Por el contrario, el sabio en la China antigua no intentaba nombrar la realidad. Muchas veces callaba. Porque las palabras detienen, frenan, obstaculizan el devenir. Hay que dejar que advenga el mundo, esos flujos innombrables que están en el fondo de toda realidad -que tienen que ver con el vacío- en permanente movimiento y mutación, imprevisto para cualquier tipo de idea que se anteponga. Lo podemos ver en los dichos de muchos sabios, o en los poemas zen. No intentan develar un misterio, no recurren a grandes metáforas. Simplemente dicen lo que ven, hablan de la apariencia de los fenómenos. Se refieren a ella de manera más bien indeterminada, tratan de no fijarla con precisiones semánticas. Las parábolas de los maestros, la poesía zen, se remiten muchas veces al mundo indiferenciado, de donde surge la vida.

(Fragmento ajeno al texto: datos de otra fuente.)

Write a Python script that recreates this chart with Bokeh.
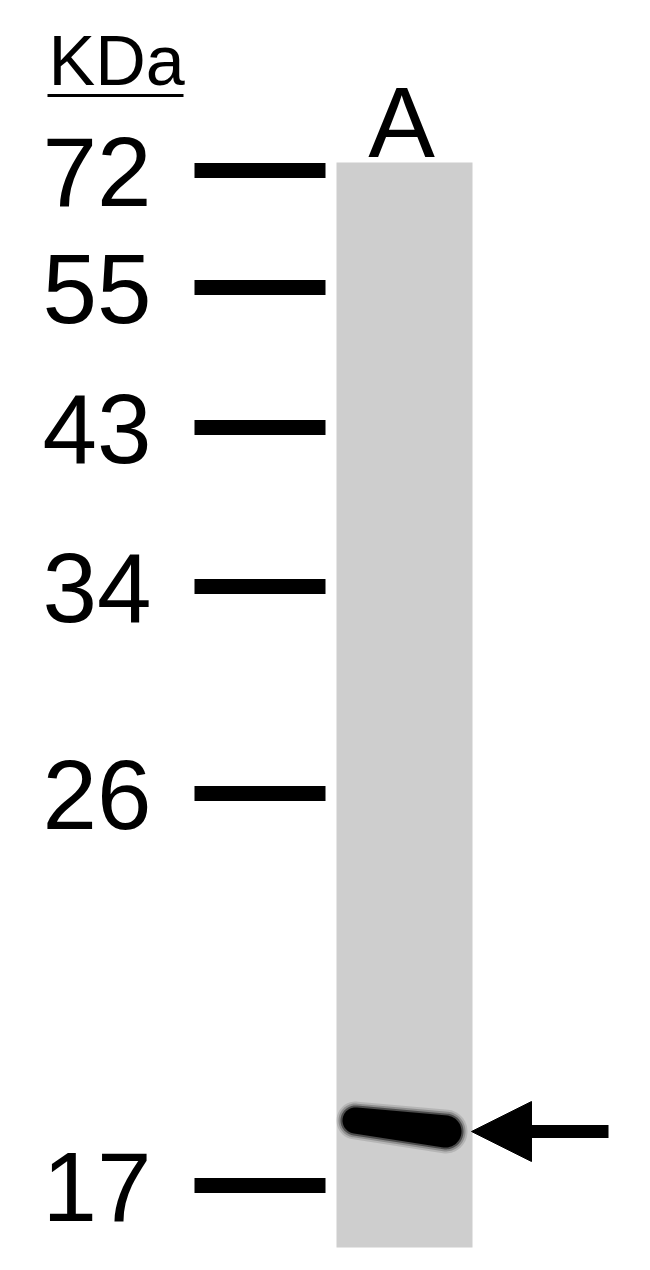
import numpy as np
from bokeh.plotting import figure
from bokeh.models import Range1d, Arrow, NormalHead, ColumnDataSource
from bokeh.core.properties import value
from bokeh.embed import file_html
from bokeh.resources import INLINE

# ---- data (read from the blot) ----
marker_kda = ["72", "55", "43", "34", "26", "17"]
marker_migration = [170, 287, 427, 586, 793, 1185]   # migration distance (image units, from top)
lane_names = ["A"]
band_lane = ["A"]
band_migration_left = [1120]    # band runs slightly tilted across lane
band_migration_right = [1131]
arrow_migration = [1131]

# ---- layout constants ----
FONT = value("Liberation Sans")
lane_center = {"A": 404}
lane_half_w = 68
lane_top, lane_bottom = 162, 1247
bar_x0, bar_x1 = 194, 325
label_right = 151

p = figure(width=634, height=1254, x_range=Range1d(0, 634), y_range=Range1d(1254, 0),
           output_backend="svg", toolbar_location=None, min_border=0)
p.axis.visible = False
p.grid.visible = False
p.outline_line_color = None
p.background_fill_color = "white"
p.border_fill_color = "white"

# lane
lc = [lane_center[n] for n in lane_names]
p.quad(left=[c - lane_half_w for c in lc], right=[c + lane_half_w for c in lc],
       top=[lane_top] * len(lc), bottom=[lane_bottom] * len(lc),
       fill_color="#cecece", line_color=None)

# lane label
p.text(x=[c - 3 for c in lc], y=[121] * len(lc), text=lane_names, text_font=FONT,
       text_font_size="100px", text_align="center", text_baseline="alphabetic",
       text_color="black")

# KDa title + underline
p.text(x=[48], y=[60], text=["KDa"], text_font=FONT, text_font_size="70px",
       text_align="left", text_baseline="alphabetic", text_color="black")
p.segment(x0=[47], x1=[183], y0=[95], y1=[95], line_width=3, line_color="black")

# marker ladder
src = ColumnDataSource(dict(kda=marker_kda, y=marker_migration,
                            ytext=[m + 1 for m in marker_migration]))
p.segment(x0=bar_x0, x1=bar_x1, y0="y", y1="y", source=src, line_width=15,
          line_color="black", line_cap="butt")
p.text(x=label_right, y="ytext", text="kda", source=src, text_font=FONT,
       text_font_size="98px", text_align="right", text_baseline="alphabetic",
       text_color="black")

# band (tapered blob with rounded ends)
def blob(cx0, cy0, r0, cx1, cy1, r1, n=40):
    ang = np.arctan2(cy1 - cy0, cx1 - cx0)
    a_right = np.linspace(ang - np.pi / 2, ang + np.pi / 2, n)
    a_left = np.linspace(ang + np.pi / 2, ang + 3 * np.pi / 2, n)
    xs = np.concatenate([cx1 + r1 * np.cos(a_right), cx0 + r0 * np.cos(a_left)])
    ys = np.concatenate([cy1 + r1 * np.sin(a_right), cy0 + r0 * np.sin(a_left)])
    return xs, ys

for name, yl, yr in zip(band_lane, band_migration_left, band_migration_right):
    c = lane_center[name]
    for grow, alpha in [(6, 0.12), (4, 0.22), (2, 0.45), (0, 1.0)]:
        xs, ys = blob(c - 49, yl, 13 + grow, c + 41, yr, 16 + grow)
        p.patch(xs, ys, fill_color="black", fill_alpha=alpha, line_color=None)

# arrow pointing at band
for ya in arrow_migration:
    p.add_layout(Arrow(end=NormalHead(size=60, fill_color="black", line_color="black", line_width=1),
                       x_start=608, y_start=ya, x_end=lane_center["A"] + lane_half_w - 1, y_end=ya,
                       line_width=13, line_color="black"))

open("out.html", "w").write(file_html(p, INLINE))
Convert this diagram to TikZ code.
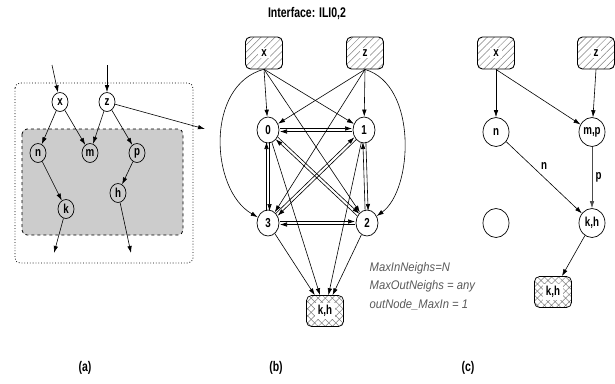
\documentclass[tikz,border=0pt]{standalone}
\usepackage{fontspec}
\setmainfont{Liberation Sans}[FakeStretch=0.75]
\newfontfamily\notefont{Liberation Sans}[FakeStretch=0.9]
\usetikzlibrary{calc,shapes.geometric,arrows.meta,patterns.meta}

\tikzset{
  arr/.style={-{Latex[length=7pt,width=4.5pt]}},
  vtx/.style={draw,line width=0.7pt,ellipse,inner sep=0pt,font=\bfseries\fontsize{13}{14}\selectfont},
  smallv/.style={vtx,minimum width=16pt,minimum height=19pt},
  midv/.style={vtx,minimum width=22pt,minimum height=26pt},
  bigv/.style={vtx,minimum width=26pt,minimum height=29pt},
  lbl/.style={label={[fill=white,inner xsep=3pt,inner ysep=2pt,font=\bfseries\fontsize{13}{14}\selectfont]center:{#1}}},
  ifbox/.style={draw,line width=0.9pt,rounded corners=5pt,minimum width=37pt,minimum height=32pt,
    pattern={Lines[angle=45,distance=5pt,line width=0.5pt]},pattern color=gray,lbl={#1}},
  outbox/.style={draw,line width=0.7pt,rounded corners=5pt,minimum width=37pt,minimum height=31pt,
    pattern={Hatch[angle=45,distance=5pt,line width=0.5pt]},pattern color=gray,lbl={#1}},
  captext/.style={font=\bfseries\fontsize{14}{16}\selectfont},
}

\begin{document}
\begin{tikzpicture}[x=1pt,y=-1pt,line width=0.6pt]
  \useasboundingbox (0,0) rectangle (615,383);

  % (a) the region and its graph
  \draw[line width=0.8pt,dotted,rounded corners=5pt] (15,83) rectangle (193,263);
  \draw[line width=0.8pt,dashed,fill=gray!40,rounded corners=5pt] (22,129) rectangle (183,235);
  \node[smallv] (ax) at (60,102) {x};
  \node[smallv] (az) at (107,102) {z};
  \node[smallv] (an) at (38,153) {n};
  \node[smallv] (am) at (90,153) {m};
  \node[smallv] (ap) at (137,153) {p};
  \node[smallv] (ak) at (66,209) {k};
  \node[smallv] (ah) at (118,193) {h};
  \coordinate (ain1) at (52,65);
  \coordinate (ain2) at (107,65);
  \coordinate (aout1) at (54,253);
  \coordinate (aout2) at (131,253);
  \coordinate (aout3) at (205,129);
  \draw[arr] (ain1) -- (ax);
  \draw[arr] (ain2) -- (az);
  \draw[arr] (ax) -- (an);
  \draw[arr] (ax) -- (am);
  \draw[arr] (az) -- (am);
  \draw[arr] (az) -- (ap);
  \draw[arr] (an) -- (ak);
  \draw[arr] (ap) -- (ah);
  \draw[arr] (ak) -- (aout1);
  \draw[arr] (ah) -- (aout2);
  \draw[arr] (az) -- (aout3);

  % (b) interface graph
  \node[captext] (title) at (307,14) {Interface: ILI0,2};
  \node[ifbox=x] (bx) at (264,53) {};
  \node[ifbox=z] (bz) at (365,53) {};
  \node[midv] (b0) at (268,130) {0};
  \node[midv] (b1) at (364,130) {1};
  \node[midv] (b3) at (268,223) {3};
  \node[midv] (b2) at (367,223) {2};
  \node[outbox={k,h}] (bkh) at (325,311) {};
  \foreach \s/\t in {bx/b0,bx/b1,bx/b2,bz/b0,bz/b1,bz/b3}
    \draw[arr] (\s.south) -- (\t);
  \draw[arr] (bx.south) .. controls (205,85) and (210,190) .. (b3);
  \draw[arr] (bz.south) .. controls (418,85) and (413,190) .. (b2);
  \foreach \a/\b in {b0/b1,b0/b3,b1/b2,b3/b2,b0/b2,b1/b3} {
    \draw[arr,shorten <=12pt,shorten >=12pt]
      ($(\a.center)!1.5pt!90:(\b.center)$) -- ($(\b.center)!1.5pt!-90:(\a.center)$);
    \draw[arr,shorten <=12pt,shorten >=12pt]
      ($(\b.center)!1.5pt!90:(\a.center)$) -- ($(\a.center)!1.5pt!-90:(\b.center)$);
  }
  \foreach \s in {b0,b1,b2,b3}
    \draw[arr] (\s) -- (bkh);
  \node[anchor=west,font=\notefont\itshape\fontsize{12.5}{18.5}\selectfont,text=gray!70!black,align=left]
    (notes) at (366,286) {MaxInNeighs=N\\MaxOutNeighs = any\\outNode\_MaxIn = 1};

  % (c) reduced graph
  \node[ifbox=x] (cx) at (496,53) {};
  \node[ifbox=z] (cz) at (596,53) {};
  \node[bigv] (cn) at (496,132) {n};
  \node[bigv] (cmp) at (592,132) {m,p};
  \node[bigv] (ce) at (496,223) {};
  \node[bigv] (ckh) at (592,223) {k,h};
  \node[outbox={k,h}] (ckhb) at (553,292) {};
  \draw[arr] (cx.south) -- (cn);
  \draw[arr] (cx.south) -- (cmp);
  \draw[arr] (cz.south) -- (cmp);
  \draw[arr] (cn) -- node[pos=0.5,above=4pt,font=\bfseries\fontsize{13}{14}\selectfont] {n} (ckh);
  \draw[arr,draw=gray!60!black] (cmp) -- node[right,font=\bfseries\fontsize{13}{14}\selectfont] {p} (ckh);
  \draw[arr] (ckh) -- (ckhb);

  % captions
  \node[captext] (capa) at (85,368) {(a)};
  \node[captext] (capb) at (276,368) {(b)};
  \node[captext] (capc) at (468,368) {(c)};
\end{tikzpicture}
\end{document}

El sabio, al carecer de ideas que estructuren su mirada, carece también de identidad, de una personalidad, de un carácter, de manera que no se puede predecir su conducta, así como tampoco nadie puede oponérsele, porque sus acciones no se destacan. Actúa en silencio, atrincherado en el anonimato. Carece de un yo particular. Está unido al cosmos. Cuando la situación requiere de él un determinado comportamiento, el sabio lo adopta sin prejuicios. Cuando tiene que callar y contemplar, lo hace. Cuando tiene que intervenir enérgicamente, interviene. Cuando tiene que tomar la iniciativa, la toma. Cuando conviene ser radical e intransigente, lo es, y lo propio hace cuando debe ser flexible amoldándose a la situación.

El sabio, al no tener una visión particular, es el que está en contacto con el todo. Por el contrario, quienes sostienen una idea fija ven el mundo de manera sesgada, particular.

En la Grecia antigua, a partir de Aristóteles, se constituye la idea del justo medio, para encontrar un equilibrio entre las ideas -las esencias inmutables- y el mundo fenoménico -la apariencia, que está sujeta a las trasformaciones-. Por el contrario, en Oriente nunca se planteó esa disyunción. El mundo es como aparece. Con lo cual tampoco es necesario llegar a aquella mediación. Lo que había era una bipolaridad -el yin y el yang- , que constituía lo real, y a la que el sabio debía poder acoplarse. Tenía que habitar todos los extremos, dejar todas las ideas en potencia, y acoplarse a ellas, en el momento oportuno, cuando afloraban.

Respecto a la idea del justo medio, hay que decir que es imposible trazarlo. Porque en el mundo indiferenciado con el que está en contacto el sabio, no hay centro. Es un espacio que no se deja medir, inmovilizar, apresar por la geometría. No hay allí rectas ni círculos.

 

Por lo demás, muchos daño nos ha hecho la idea del justo medio. A partir de ella se han construido las ideologías conservadoras, timoratas, y se extendió la mediocridad. Por occidente circula una frase que nos aplasta todos: “todos los extremos son malos”. Pero la frase se asienta sobre una idea que se antepone y que sirve como referente universal, incuestionado. Todos trazan los mismos extremos. Extremos que ya todos conocemos. Ideas que ya atravesaron la historia, políticas que ya se aplicaron. Ya todos sabemos que entre el blanco y el negro existe el gris. Pero de lo que se trata es de poder ver nuevos colores, matices que nunca habíamos percibido. Sobre un espacio vacío, habitar otros extremos. No solo políticos, sino también vitales. Llevar la vida a un extremo, lejos del adormecimiento y el letargo que impone una cultura en la que triunfan los que viven a medias.